We are staying at the same hotel in New York and I’ve watched him at breakfast as guests approach him for pictures and a chat and he has obliged every time. He as comfortable talking to the tennis elite and mature fans as he is talking to a ten-year-old.
“It’s so nice when they are coming to you,” he said. “After a warmup there was, like, a guy from the US. He was like, I think he was ten. He asked me how you get here, paying quarterfinals? I was like, I can talk for, I don’t know, 20 minutes. But for sure you have to enjoy what you are doing.
“For me it’s finding those kids, those kind of children. Maybe it’s one of the most important things for me.”
It was his younger brother who encouraged him to play more. They would go to the tennis club in Rome where their parents Luca and Claudia were members and Jacopo told him he would enjoy it if he played more so at the age of about seven or eight the younger brother’s advice was heeded. The rest is history as Mat, as he is also known, began to dream.

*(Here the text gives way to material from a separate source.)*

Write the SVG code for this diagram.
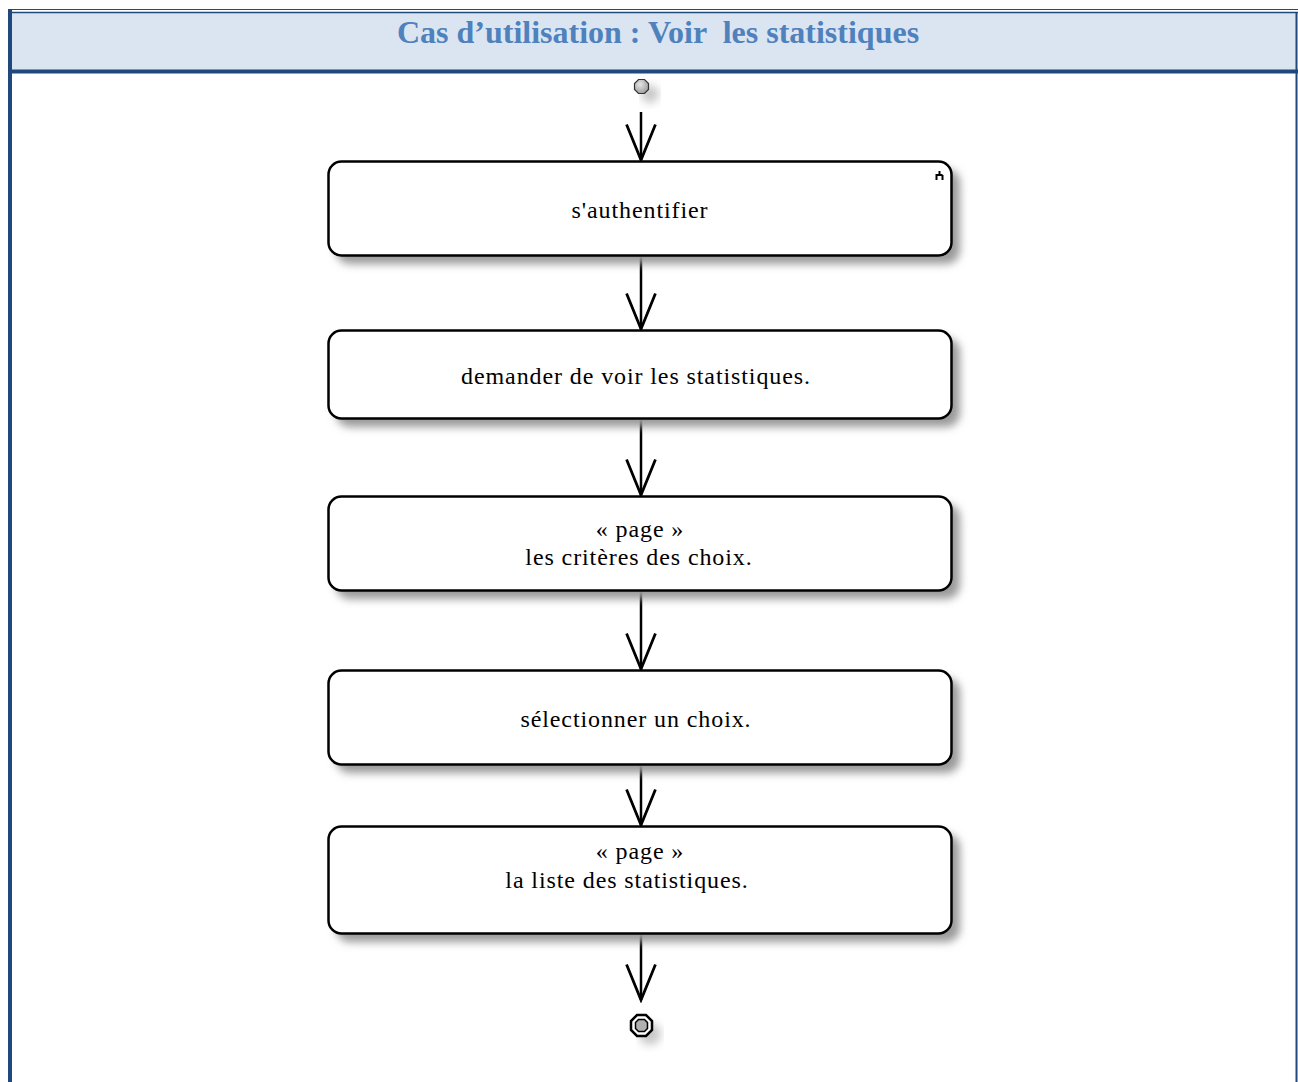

“I have to be honest, I always said Wimbledon (is what I dreamed about). There you feel something different, its grass, (but) this stadium (Arthur Ashe Stadium) is unbelievable,” he said. “The feelings I had … I was checking my heart beating during the match. Then I said, okay it’s normal. This is a football stadium. It’s not like a tennis stadium. I’m in the semis. Why not? I’m going to try and keep going and I’m dreaming as well, why not?”